Una historia terrorifíca (Relatos del ayer - 42)

 
Por Jesús Villanueva Jiménez  (Publicado en el número de diciembre de 2019 de la Revista NT de Bínter)
 
 
 
          Aún recuerdo aquel rostro inexpresivo; corría 1970. Por entonces, a mis diez años de inocente existencia, me pasaba horas jugando en la calle, con los amiguillos del barrio. Mis padres, cinco criaturas y una de camino, vivíamos en el nº 5 de la céntrica santacrucera Callao de Lima. En dos ocasiones, que recuerde, me crucé con aquel muchacho extranjero, alto y delgado, rubio, de ojos que parecían de hielo azul. La última fue unos días antes de aquel terrible suceso, cuyos detalles conocí años después.
 
          Frank se llamaba el joven alemán, de 16 años edad. Vivía en el nº 37 de Jesús Nazareno, dos calles por debajo de mi casa, con su padre, Harald Alexander, de 39, su madre, Dagmar, de 41, y sus hermanas Marina, de 18,  y las mellizas Petra y Sabine, de 16. No era una familia común aquella, afincada en Tenerife hacía un año, procedente de Hamburgo. Harald era un fanático seguidor de la Sociedad Lorber, una secta creada a finales del XIX por el excéntrico Jakob Lorber, cuya doctrina incitaba a alcanzar la perfección siendo un ser tan amoroso como el mismo Dios.
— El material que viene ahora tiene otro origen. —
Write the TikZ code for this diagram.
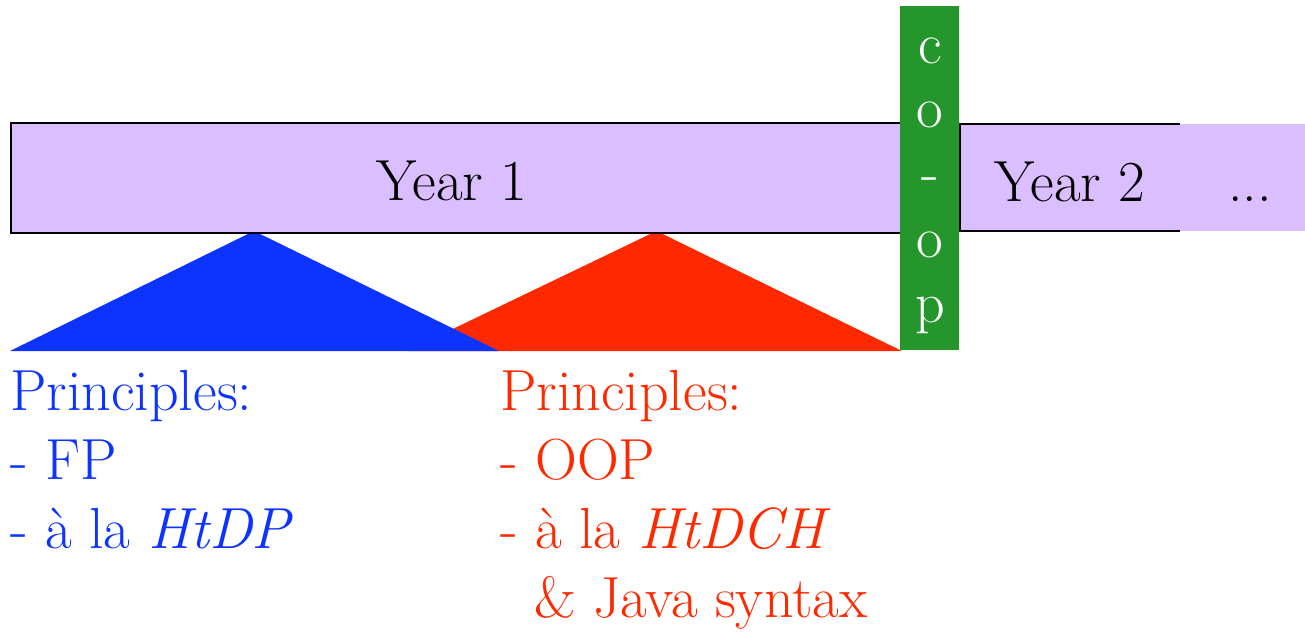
\documentclass[tikz,border=0pt]{standalone}
\definecolor{lavender}{RGB}{219,190,255}
\definecolor{fpblue}{RGB}{13,52,255}
\definecolor{oopred}{RGB}{255,41,0}
\definecolor{coopgreen}{RGB}{36,150,44}
\tikzset{
  big/.style={font=\fontsize{58}{69}\selectfont, inner sep=0pt},
  yearbox/.style={draw=black, line width=2pt, fill=lavender, inner sep=0pt},
  edge/.style={draw=black, line width=2pt},
}
\begin{document}
\begin{tikzpicture}[x=1pt, y=-1pt]
\useasboundingbox (0,0) rectangle (1305,632);

% course triangles hanging under the first year
\fill[oopred] (407,351) -- (656.5,231) -- (902,351) -- cycle;
\fill[fpblue] (10,351) -- (254,231) -- (499,351) -- cycle;

% year one
\node[yearbox, minimum width=890pt, minimum height=110pt, anchor=north west] (year1) at (10,122) {};
\node[big, anchor=base] (year1label) at (452,200) {Year 1};

% year two, open to the right
\fill[lavender] (960,124) rectangle (1305,231);
\coordinate (y2tr) at (1180,124);
\coordinate (y2tl) at (960,124);
\coordinate (y2bl) at (960,231);
\coordinate (y2br) at (1180,231);
\draw[edge] (y2tr) -- (y2tl) -- (y2bl) -- (y2br);
\node[big, anchor=base] (year2label) at (1070,201) {Year 2};
\node[big, anchor=base] (more) at (1250,201) {...};

% co-op term
\node[fill=coopgreen, minimum width=59pt, minimum height=344pt, inner sep=0pt, anchor=north west] (coop) at (900,6) {};
\foreach \ch/\yb [count=\i] in {c/63, o/127, -/191, o/257, p/322}
  \node[big, text=white, anchor=base] (coop\i) at (930,\yb) {\ch};

% functional track
\node[big, text=fpblue, anchor=base west] (fp1) at (10,410) {Principles:};
\node[big, text=fpblue, anchor=base west] (fp2) at (10,479) {- FP};
\node[big, text=fpblue, anchor=base west] (fp3) at (10,548) {- à la \textit{HtDP}};

% object-oriented track
\node[big, text=oopred, anchor=base west] (oo1) at (500,410) {Principles:};
\node[big, text=oopred, anchor=base west] (oo2) at (500,479) {- OOP};
\node[big, text=oopred, anchor=base west] (oo3) at (500,548) {- à la \textit{HtDCH}};
\node[big, text=oopred, anchor=base west] (oo4) at (534,617) {\& Java syntax};
\end{tikzpicture}
\end{document}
Al nacimiento de su hijo varón, creyó que éste era el mesías que aguardaba con ansia. En esa creencia, inducido por el padre, creció Frank, quien sometía a su madre y hermanas a todos sus caprichos, hasta el extremo de mantener relaciones incestuosas con ellas, ante la complacencia de su padre. 
 
          La tarde del miércoles 16 de diciembre, la familia Alexander se hallaba en casa, menos Sabine, que trabajaba en la vivienda de un médico. Dagmar departía en voz baja con sus hijas. Frank miró a su madre, ella mantuvo los ojos fijos en las pupilas de su hijo, que interpretó en el gesto un desafío intolerable, a la vez que sintió una punzada en el pecho. ¿Qué le había hecho su madre con aquella mirada acerada? De súbito, al tirano adolescente le invadió una ira digna del mismísimo Lucifer. No lo pensó. Se hizo con una percha de madera y con ella golpeó con furia, una y otra vez, a la madre y a las hermanas, ante la pasividad de su padre. Ellas no se resistieron. Sobre charcos de sangre, unos minutos después, yacían las tres mujeres; aún respiraban. Entonces, padre e hijo, como si de un ritual macabro se tratase, con unas tijeras de podar y unas hojillas de afeitar, mutilaron con parsimonia a sus víctimas, a las que arrancaron por último el corazón. 
 
          Sin inmutarse, los asesinos se lavaron, se cambiaron de ropa y abandonaron la casa, con intención de escapar a Alemania. Pero no les salieron los planes. El viernes 18 fueron detenidos por la policía. Dos años después se celebró el juicio. Frank gesticulaba como poseído por un ser maligno, aguzando la vista sobre el Tribunal, desafiante. Ambos fueron internados en el Centro Asistencial Psiquiátrico Penitenciario de Carabanchel. En enero de 1990, los dos siniestros asesinos lograron escapar. Aún hoy les busca la Interpol. 
 
          De Sabine nunca más se supo; me pregunto qué sería de ella.